There are some pretty nifty disaster scenes, including the destruction of Los Angeles. These special effects are definitely top-notch. The adventure is set in motion when Jackson grows suspicious after what he had heard from wacky radio operator Woody Harrelson (a hoot), who warns Jackson of the coming apocalypse and shows him a video he made indicating when it would happen (reminds me of the video in “Jurassic Park”). So when Jackson returns home in a stretch limo, he picks up his wife, her new boyfriend, and the kids and they drive away right when the monstrous earthquakes (excuse the pun) shake everything up. To me, it’s fun when you’re driving away from something and there’s someone shouting, “Car! Tree! Donut!” (The big plaster donut rolls along the streets of LA.) There are also attempts at black humor, such as when the big Randy’s Donuts plaster donut comes sliding down the street and when the boyfriend says to take the freeway, there’s an instant cut to the freeway being destroyed as well. Now, it’s impossible to outrun falling buildings and earthquakes in a stretch limo, but I have to admit I didn’t care. All I kept thinking was, “GO GO GO!!!”

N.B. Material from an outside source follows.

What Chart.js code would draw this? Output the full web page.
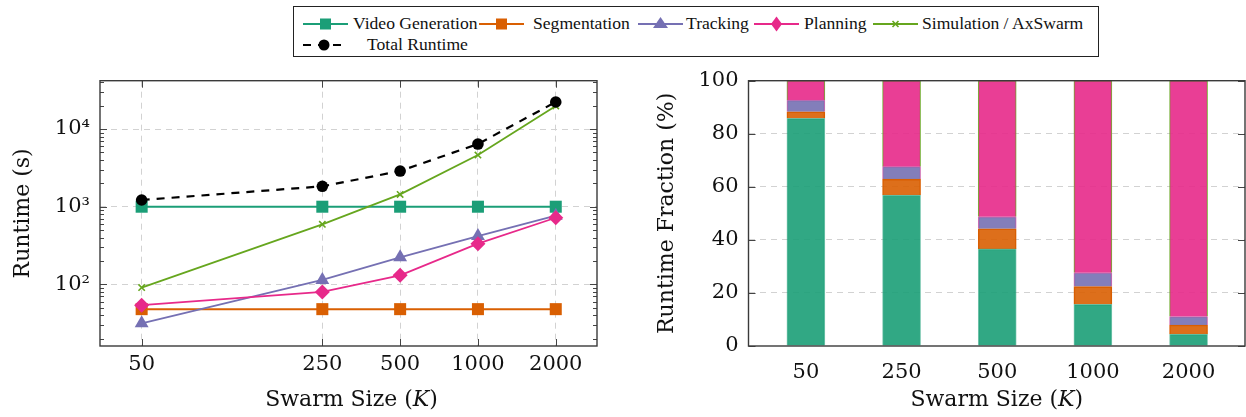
<!DOCTYPE html>
<html>
<head>
<meta charset="utf-8">
<script src="https://cdn.jsdelivr.net/npm/chart.js@4.4.1/dist/chart.umd.min.js"></script>
<style>
  html, body { margin: 0; padding: 0; background: #fff; }
  body { width: 1246px; height: 417px; position: relative; overflow: hidden; font-family: "Liberation Serif", serif; }
  .box { position: absolute; }
  #legend { position: absolute; left: 293px; top: 6px; width: 806px; height: 51px; border: 1.3px solid #222; box-sizing: border-box; }
  .lg { position: absolute; font-size: 17.6px; line-height: 20px; color: #111; white-space: nowrap; }
  .sw { position: absolute; }
</style>
</head>
<body>
<div id="legend"></div>
<div class="box" style="left:0;top:70px;width:620px;height:347px"><canvas id="runtimeChart"></canvas></div>
<div class="box" style="left:620px;top:70px;width:626px;height:347px"><canvas id="fractionChart"></canvas></div>
<script>
// swarm sizes (K)
const swarmSizes = [50, 250, 500, 1000, 2000];
const swarmLabels = ['50', '250', '500', '1000', '2000'];

// runtime in seconds
const videoGen   = [1000, 1000, 1000, 1000, 1000];
const segment    = [48, 48, 48, 48, 48];
const tracking   = [31.5, 114, 223, 419, 766];
const planning   = [54, 80, 131, 334, 721];
const simulation = [91, 593, 1440, 4620, 19800];
const totalRun   = [1220, 1830, 2880, 6410, 22300];

// runtime fraction (%) stacked segments, bottom to top
const videoFrac = [85.8, 56.9, 36.6, 15.7, 4.5];
const segFrac   = [2.5, 6.0, 7.6, 6.7, 3.4];
const trackFrac = [4.4, 4.7, 4.5, 5.2, 3.2];
const planFrac  = [7.3, 32.4, 51.3, 72.4, 88.9];

const yLogTicks = [100, 1000, 10000];
const yLogLabels = ['10²', '10³', '10⁴'];
const fracTicks = [0, 20, 40, 60, 80, 100];

const C = {
  video: '#1b9e77', seg: '#d95f02', track: '#7570b3',
  plan: '#e7298a', sim: '#66a61e', total: '#000000'
};

const SERIF = '"DejaVu Serif", serif';
const FONT = { family: SERIF, size: 21 };
const TITLE_FONT = { family: SERIF, size: 22 };
const GRID = '#d2d2d2';

// legend (html)
const legendItems = [
  { label: 'Video Generation', color: C.video, mark: 'square', sx: 303, tx: 353, row: 0 },
  { label: 'Segmentation', color: C.seg, mark: 'square', sx: 479, tx: 533, row: 0 },
  { label: 'Tracking', color: C.track, mark: 'tri', sx: 638, tx: 686, row: 0 },
  { label: 'Planning', color: C.plan, mark: 'diamond', sx: 754, tx: 804, row: 0 },
  { label: 'Simulation / AxSwarm', color: C.sim, mark: 'cross', sx: 873, tx: 922, row: 0 },
  { label: 'Total Runtime', color: C.total, mark: 'dash', sx: 303, tx: 367, row: 1 }
];

function markSvg(it) {
  const c = it.color;
  if (it.mark === 'dash') {
    return `<svg width="42" height="20"><line x1="0" y1="10" x2="41" y2="10" stroke="${c}" stroke-width="2.2" stroke-dasharray="8,7"/><circle cx="21" cy="10" r="5.5" fill="${c}"/></svg>`;
  }
  let m = '';
  if (it.mark === 'square') m = `<rect x="17" y="4.5" width="11" height="11" fill="${c}"/>`;
  if (it.mark === 'tri') m = `<polygon points="22.5,3 30,14 15,14" fill="${c}"/>`;
  if (it.mark === 'diamond') m = `<polygon points="22.5,2.5 28,10 22.5,17.5 17,10" fill="${c}"/>`;
  if (it.mark === 'cross') m = `<path d="M19.5 7 L25.5 13 M25.5 7 L19.5 13" stroke="${c}" stroke-width="1.6"/>`;
  return `<svg width="45" height="20"><line x1="0" y1="10" x2="45" y2="10" stroke="${c}" stroke-width="2"/>${m}</svg>`;
}

const legendEl = document.getElementById('legend');
legendItems.forEach(it => {
  const top = it.row === 0 ? 7 : 28;
  const sw = document.createElement('div');
  sw.className = 'sw';
  sw.style.left = (it.sx - 294) + 'px';
  sw.style.top = top + 'px';
  sw.innerHTML = markSvg(it);
  legendEl.appendChild(sw);
  const t = document.createElement('div');
  t.className = 'lg';
  t.style.left = (it.tx - 294) + 'px';
  t.style.top = (top - 1) + 'px';
  t.textContent = it.label;
  legendEl.appendChild(t);
});

// frame + inward tick marks like pgfplots, and x title with italic K
const frameTicks = {
  id: 'frameTicks',
  afterDraw(chart, args, opts) {
    const { ctx, chartArea: a, scales } = chart;
    ctx.save();
    ctx.strokeStyle = '#444';
    ctx.lineWidth = 1;
    ctx.beginPath();
    const yTick = (v, len) => {
      const y = Math.round(scales.y.getPixelForValue(v)) + 0.5;
      ctx.moveTo(a.left, y); ctx.lineTo(a.left + len, y);
      ctx.moveTo(a.right, y); ctx.lineTo(a.right - len, y);
    };
    const xTick = (v, len) => {
      const x = Math.round(scales.x.getPixelForValue(v)) + 0.5;
      ctx.moveTo(x, a.bottom); ctx.lineTo(x, a.bottom - len);
      ctx.moveTo(x, a.top); ctx.lineTo(x, a.top + len);
    };
    (opts.yMajor || []).forEach(v => yTick(v, 7));
    (opts.yMinor || []).forEach(v => yTick(v, 4));
    (opts.xMajor || []).forEach(v => xTick(v, 7));
    ctx.stroke();
    ctx.lineWidth = 1.4;
    ctx.strokeStyle = '#3a3a3a';
    ctx.strokeRect(a.left, a.top, a.right - a.left, a.bottom - a.top);

    // "Swarm Size (K)" with italic K
    const parts = [['Swarm Size (', ''], ['K', 'italic '], [')', '']];
    const sz = TITLE_FONT.size;
    let total = 0;
    parts.forEach(p => { ctx.font = p[1] + sz + 'px ' + SERIF; total += ctx.measureText(p[0]).width; });
    let x = (a.left + a.right) / 2 - total / 2 + (opts.titleShift || 0);
    ctx.fillStyle = '#111';
    ctx.textBaseline = 'alphabetic';
    ctx.textAlign = 'left';
    parts.forEach(p => {
      ctx.font = p[1] + sz + 'px ' + SERIF;
      ctx.fillText(p[0], x, opts.titleY);
      x += ctx.measureText(p[0]).width;
    });
    ctx.restore();
  }
};

const yMinor = [];
[10, 100, 1000, 10000].forEach(d => {
  for (let k = 2; k <= 9; k++) {
    const v = d * k;
    if (v > 16.1 && v < 41900) yMinor.push(v);
  }
});

function lineSet(label, vals, color, style, radius, width, order, extra) {
  return Object.assign({
    label,
    data: vals.map((v, i) => ({ x: swarmSizes[i], y: v })),
    borderColor: color,
    backgroundColor: color,
    pointBackgroundColor: color,
    pointBorderColor: color,
    pointStyle: style,
    pointRadius: radius,
    pointBorderWidth: style === 'crossRot' ? 1.6 : 0,
    borderWidth: width,
    order,
    clip: false
  }, extra || {});
}

new Chart(document.getElementById('runtimeChart'), {
  type: 'line',
  data: {
    datasets: [
      lineSet('Video Generation', videoGen, C.video, 'rect', 8.5, 2, 5),
      lineSet('Segmentation', segment, C.seg, 'rect', 8.5, 2, 4),
      lineSet('Tracking', tracking, C.track, 'triangle', 8, 1.8, 3),
      lineSet('Planning', planning, C.plan, 'rectRot', 7.5, 1.8, 2),
      lineSet('Simulation / AxSwarm', simulation, C.sim, 'crossRot', 4.5, 1.8, 1),
      lineSet('Total Runtime', totalRun, C.total, 'circle', 5.8, 2.2, 0, { borderDash: [8, 7] })
    ]
  },
  options: {
    responsive: true,
    maintainAspectRatio: false,
    animation: false,
    layout: { padding: { top: 10.7, right: 23, left: 0, bottom: 0 } },
    plugins: {
      legend: { display: false },
      tooltip: { enabled: false },
      frameTicks: { yMajor: yLogTicks, yMinor: yMinor, xMajor: swarmSizes, titleY: 335.5, titleShift: 3 }
    },
    scales: {
      x: {
        type: 'logarithmic',
        min: 34.5, max: 2888,
        afterBuildTicks: s => { s.ticks = swarmSizes.map(v => ({ value: v })); },
        afterFit: s => { s.height = 71; s.paddingLeft = 0; s.paddingRight = 0; },
        ticks: { font: FONT, color: '#111', padding: 6, autoSkip: false, maxRotation: 0,
                 callback: (v, i) => swarmLabels[i] },
        grid: { color: GRID, lineWidth: 1, drawTicks: false },
        border: { display: false, dash: [6, 5] },
        title: { display: false }
      },
      y: {
        type: 'logarithmic',
        min: 16.1, max: 41900,
        afterBuildTicks: s => { s.ticks = yLogTicks.map(v => ({ value: v })); },
        afterFit: s => { s.width = 100; s.paddingTop = 0; s.paddingBottom = 0; },
        ticks: { font: FONT, color: '#111', padding: 10, callback: (v, i) => yLogLabels[i] },
        grid: { color: GRID, lineWidth: 1, drawTicks: false },
        border: { display: false, dash: [6, 5] },
        title: { display: true, text: 'Runtime (s)', font: TITLE_FONT, color: '#111', padding: { top: 10, bottom: 0 } }
      }
    }
  },
  plugins: [frameTicks]
});

function barSet(label, vals, fill, border, bw) {
  return {
    label,
    data: vals.map((v, i) => ({ x: i, y: v })),
    backgroundColor: fill,
    borderColor: border,
    borderWidth: bw,
    borderSkipped: 'bottom',
    barThickness: 38
  };
}

new Chart(document.getElementById('fractionChart'), {
  type: 'bar',
  data: {
    datasets: [
      barSet('Video Generation', videoFrac, 'rgba(27,158,119,0.9)', 'rgba(27,158,119,0.6)', 1),
      barSet('Segmentation', segFrac, 'rgba(217,95,2,0.9)', 'rgba(217,95,2,1)', 1),
      barSet('Tracking', trackFrac, 'rgba(117,112,179,0.9)', 'rgba(200,90,170,0.9)', 1),
      barSet('Planning', planFrac, 'rgba(231,41,138,0.9)', 'rgba(102,166,30,0.9)', 1)
    ]
  },
  options: {
    responsive: true,
    maintainAspectRatio: false,
    animation: false,
    layout: { padding: { top: 10.7, right: 1, left: 0, bottom: 0 } },
    plugins: {
      legend: { display: false },
      tooltip: { enabled: false },
      frameTicks: { yMajor: fracTicks, titleY: 335.5, titleShift: 0 }
    },
    scales: {
      x: {
        type: 'linear',
        stacked: true,
        offset: false,
        min: -0.6, max: 4.59,
        afterBuildTicks: s => { s.ticks = swarmLabels.map((_, i) => ({ value: i })); },
        afterFit: s => { s.height = 71; s.paddingLeft = 0; s.paddingRight = 0; },
        ticks: { font: FONT, color: '#111', padding: 6, autoSkip: false, maxRotation: 0,
                 callback: (v, i) => swarmLabels[i] },
        grid: { display: false, offset: false },
        border: { display: false },
        title: { display: false }
      },
      y: {
        stacked: true,
        min: 0, max: 100,
        afterBuildTicks: s => { s.ticks = fracTicks.map(v => ({ value: v })); },
        afterFit: s => { s.width = 128.5; s.paddingTop = 0; s.paddingBottom = 0; },
        ticks: { font: FONT, color: '#111', padding: 10 },
        grid: {
          drawTicks: false, lineWidth: 1,
          color: c => (c.tick && c.tick.value > 0 && c.tick.value < 100) ? GRID : 'rgba(0,0,0,0)'
        },
        border: { display: false, dash: [6, 5] },
        title: { display: true, text: 'Runtime Fraction (%)', font: TITLE_FONT, color: '#111', padding: { top: 34.3, bottom: 0 } }
      }
    }
  },
  plugins: [frameTicks]
});
</script>
</body>
</html>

There are many more disasters these characters must face. Will they survive all of them? Well, let me say this. This is another Roland Emmerich disaster movie that makes you feel good at the end. Billions of people may have died, but as the feel-good music is heard, you feel a sense of redemption and relief. But there is a sense of creeping past billions of people who are definitely not going to make it out alive while you’re rooting for the main characters (including kids and a little dog) to survive. While I can’t recommend “2012,” I do have some affection for it. This is kind of a black joke at prophecy and disaster movies themselves and at that level, I guess I enjoyed it. But as a whole, the movie tries too hard and gets too silly that it’s almost tiresome.